![]() |
Pak Nur Sedang Menderes Aren |
Kabut tebal yang turun belum sepenuhnya
hilang. Daun dan rerumputan masih Nampak
basah. Burung-burung juga nampaknya enggan berkicau di tengah udara yang cukup
dingin itu. Sinar matahari yang samar-samar
muncul sepertinya belum cukup untuk memberikan kehangatan setelah semalam
diguyur hujan deras. Pak Nur Cahyo (54) bersama dangan belasan penderes aren
lainnya di Dusun Deles Desa Sirongge sudah bersiap siap untuk mengambil hasil
sadapannya yang semenjak sore sudah dipasang di pohon aren miliknya. Dingin
dan tebalnya kabut pagi itu tidak menyurutkan niat Pak Nur untuk menderes.

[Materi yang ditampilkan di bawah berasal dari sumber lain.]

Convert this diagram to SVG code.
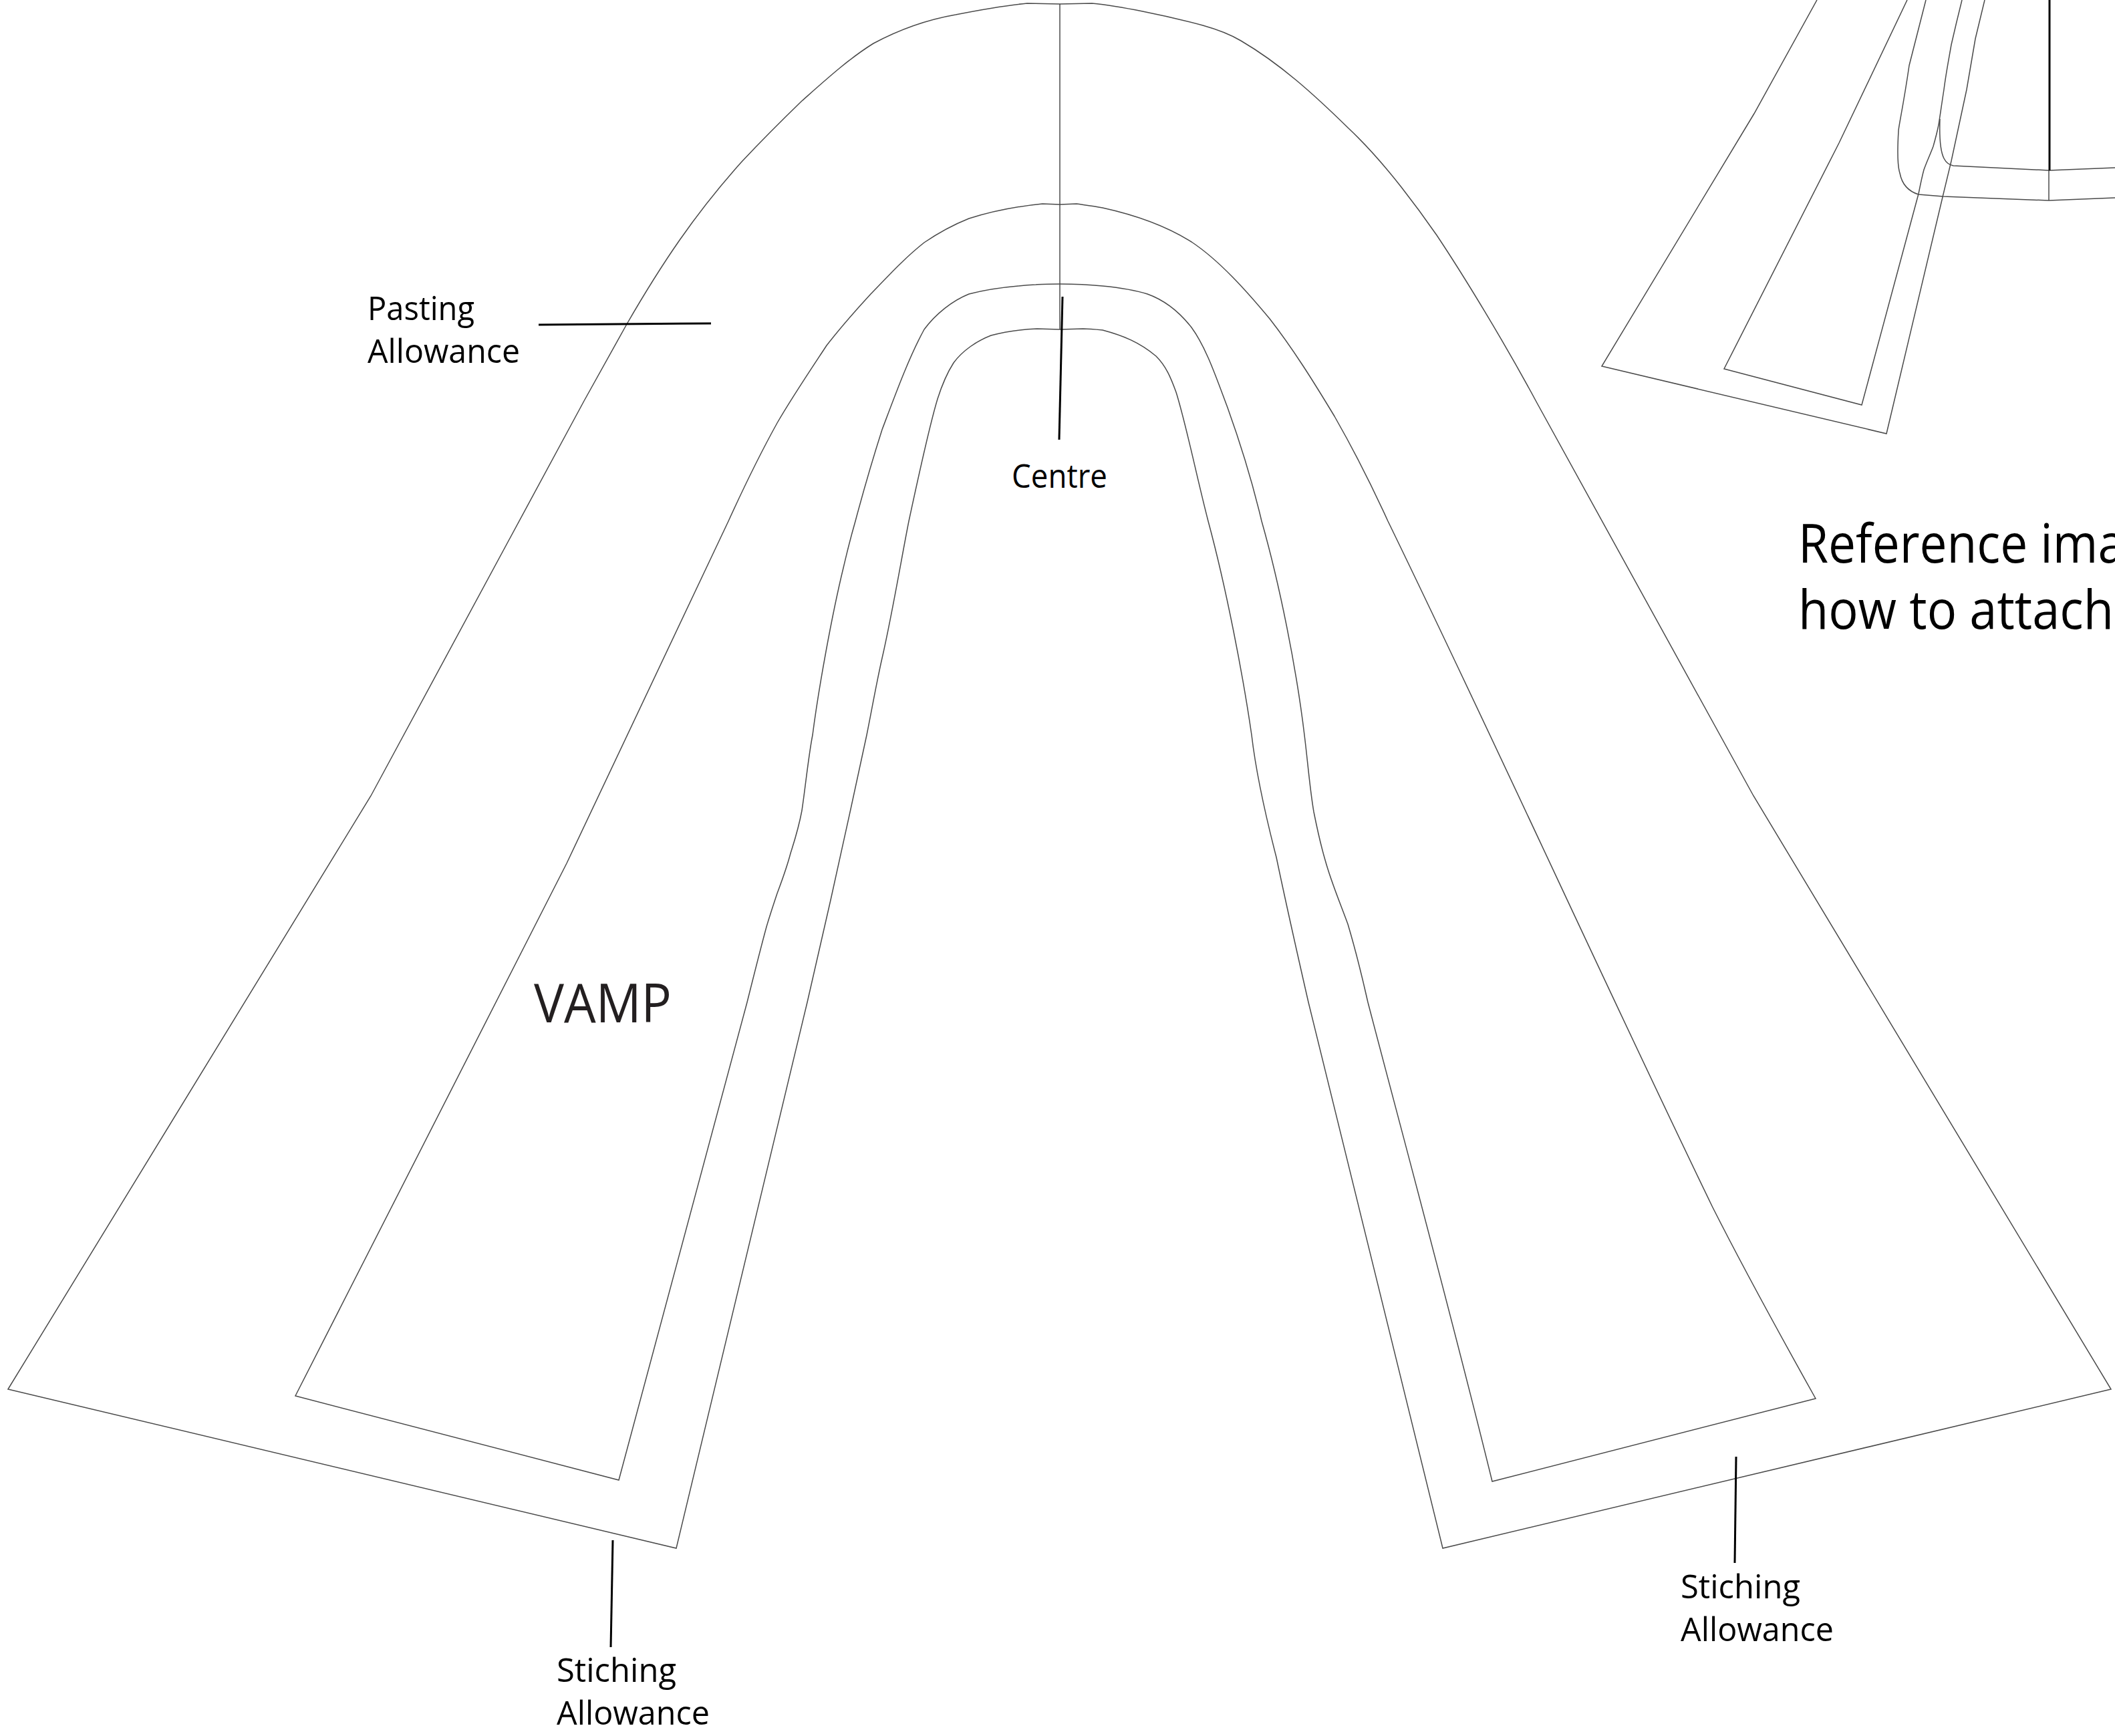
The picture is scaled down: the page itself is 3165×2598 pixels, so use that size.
<svg xmlns="http://www.w3.org/2000/svg" width="3165" height="2598" viewBox="0 0 3165 2598">
<style>
.o{fill:none;stroke:#4a4a4a;stroke-width:1.5;stroke-linejoin:miter}
.l{fill:none;stroke:#000;stroke-width:3}
.t{font-family:"Open Sans","Noto Sans",sans-serif;fill:#000;font-size:50px}
.b{font-size:80px}
</style>
<rect width="3165" height="2598" fill="#fff"/>
<g id="vamp">
<path id="vamp-outer" class="o" d="M12 2079L555 1191L874 600L938 485C990 395 1040 320 1110 242C1140 210 1170 180 1200 151C1235 120 1270 88 1307 65C1350 42 1390 29 1430 22C1470 14 1505 8 1537 5L1586 6L1634 5C1675 9 1740 22 1800 38C1825 45 1842 52 1857 61C1915 95 1965 140 2018 192C2050 222 2075 252 2097 280C2115 303 2132 326 2150 352C2190 412 2250 510 2300 603L2624 1191L3159 2079L2159 2317L1958 1500C1942 1430 1925 1355 1910 1283C1895 1225 1880 1160 1873 1100C1860 1010 1835 880 1808 780C1790 710 1775 635 1760 587C1752 565 1745 548 1730 533C1705 512 1680 502 1650 494C1640 493 1630 492 1621 492L1586 493L1552 492C1525 493 1505 496 1483 502C1462 510 1440 525 1427 543C1418 557 1410 575 1403 597C1390 640 1375 710 1360 780C1350 830 1335 920 1320 985C1312 1020 1305 1060 1297 1100C1280 1180 1260 1270 1243 1347L1208 1500L1012 2317Z"/>
<path id="vamp-inner" class="o" d="M442 2089L848 1292L1090 780C1115 725 1137 680 1163 633C1185 595 1210 558 1237 517C1258 490 1280 465 1303 440C1330 412 1355 385 1383 363C1405 348 1425 337 1450 327C1485 316 1520 309 1560 305L1586 306L1611 305C1625 307 1635 308 1650 311C1700 322 1745 338 1783 362C1825 390 1865 435 1900 477C1935 522 1965 570 1997 623C2025 672 2052 725 2077 780C2240 1115 2400 1470 2563 1807C2610 1900 2665 2000 2717 2093L2233 2217C2170 1960 2090 1665 2047 1500C2038 1460 2028 1420 2017 1383C2005 1350 1992 1320 1983 1287C1978 1270 1972 1245 1966 1215C1960 1180 1957 1140 1952 1100C1940 1000 1915 875 1888 780C1875 725 1855 660 1837 610C1820 565 1805 520 1783 490C1765 467 1745 450 1717 440C1695 433 1670 430 1650 428C1630 426 1610 425 1586 425C1570 425 1560 425 1550 426C1515 428 1480 432 1450 440C1425 450 1400 470 1383 493C1360 535 1340 590 1320 643C1305 690 1292 735 1280 780C1270 815 1268 825 1262 850C1245 920 1225 1030 1216 1100C1210 1130 1205 1180 1200 1213C1195 1240 1190 1255 1183 1277C1177 1300 1170 1318 1163 1337C1157 1355 1152 1370 1147 1387C1138 1420 1128 1460 1118 1500L926 2215Z"/>
<path id="vamp-stitch" class="o" d="M1586 6V425"/>
<path class="o" d="M1586 425V493" stroke-width="2.5"/>
</g>
<g id="reference-piece">
<path class="o" d="M2719 0L2625 170L2397 548L2823 649L2907 295L2920 241L2943 134L2956 58L2970 0"/>
<path class="o" d="M2854 0L2752 214L2580 552L2786 606L2871 290C2874 275 2876 265 2879 254C2884 240 2889 230 2893 219C2897 205 2899 197 2901 187C2903 175 2905 160 2909 134C2912 110 2916 90 2920 67C2925 45 2931 20 2936 0"/>
<path class="o" d="M2882 0L2857 98C2848 160 2841 190 2841 196C2839 230 2840 250 2843 259C2846 275 2855 286 2871 291L2908 294L3066 300L3165 296"/>
<path class="o" d="M2903 178C2902 205 2903 225 2909 237C2913 245 2918 247 2923 248L3066 255L3165 251"/>
<path class="l" d="M3067 0V255" stroke-width="2"/>
<path class="o" d="M3066 255V300"/>
</g>
<g id="connectors">
<path class="l" d="M806 486L1064 484"/>
<path class="l" d="M1590 444L1585 658"/>
<path class="l" d="M917 2305L914 2465"/>
<path class="l" d="M2598 2180L2596 2339"/>
</g>
<g id="labels">
<text class="t" x="550" y="479" textLength="160" lengthAdjust="spacingAndGlyphs">Pasting</text>
<text class="t" x="550" y="543" textLength="228" lengthAdjust="spacingAndGlyphs">Allowance</text>
<text class="t" x="1514" y="730" textLength="143" lengthAdjust="spacingAndGlyphs">Centre</text>
<text class="t" x="833" y="2517" textLength="179" lengthAdjust="spacingAndGlyphs">Stiching</text>
<text class="t" x="833" y="2581" textLength="229" lengthAdjust="spacingAndGlyphs">Allowance</text>
<text class="t" x="2515" y="2392" textLength="179" lengthAdjust="spacingAndGlyphs">Stiching</text>
<text class="t" x="2515" y="2456" textLength="229" lengthAdjust="spacingAndGlyphs">Allowance</text>
<text class="t b" x="799" y="1530" style="fill:#231f20" textLength="206" lengthAdjust="spacingAndGlyphs">VAMP</text>
<text class="t b" x="2691" y="842" textLength="489" lengthAdjust="spacingAndGlyphs">Reference ima</text>
<text class="t b" x="2691" y="941" textLength="472" lengthAdjust="spacingAndGlyphs">how to attach</text>
</g>
</svg>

Hasil deresannya tersebut nantinya akan diserahkan kepada istrinya untuk
diproses menjadi gula aren.
Penderes adalah istilah yang diberikan kepada
para penyadap pohon aren untuk kemudian diolah menjadi gula. Menderes sudah
menjadi pekerjaan yang menghidupi mereka selama puluhan tahun. Tidak jelas
siapa yang mengawali aktivitas ini, namun dari menderes inilah masyarakat telah
bertahan hidup. Dan masyarakat menyebutnya ini sebagai “air gaib”. Hampir selama lima belas tahun ini Pak Nur
sudah menderes pohon aren. Setiap pagi – pagi buta ia selalu pergi ke kebun dan
hutan untuk mengambil hasil deresannya. Kemudian menngantinya dengan pongkor
atau tempat penampung nira yang masih
kosong untuk kembali diambil pada sore harinya. Jadi dalam sehari pohon aren
dapat disadap selama dua kali. Tak banyak nira yang diperoleh oleh Pak Nur pada
pagi ini. Pada musim-musim peralihan cuaca seperti ini memang produktivitas
nira sedang menurun. Kualitas nira yang dihasilkan juga jelek. Sehingga sering
juga gula yang dihasilkan gagal atau disebut sebagai “gula gemblung”.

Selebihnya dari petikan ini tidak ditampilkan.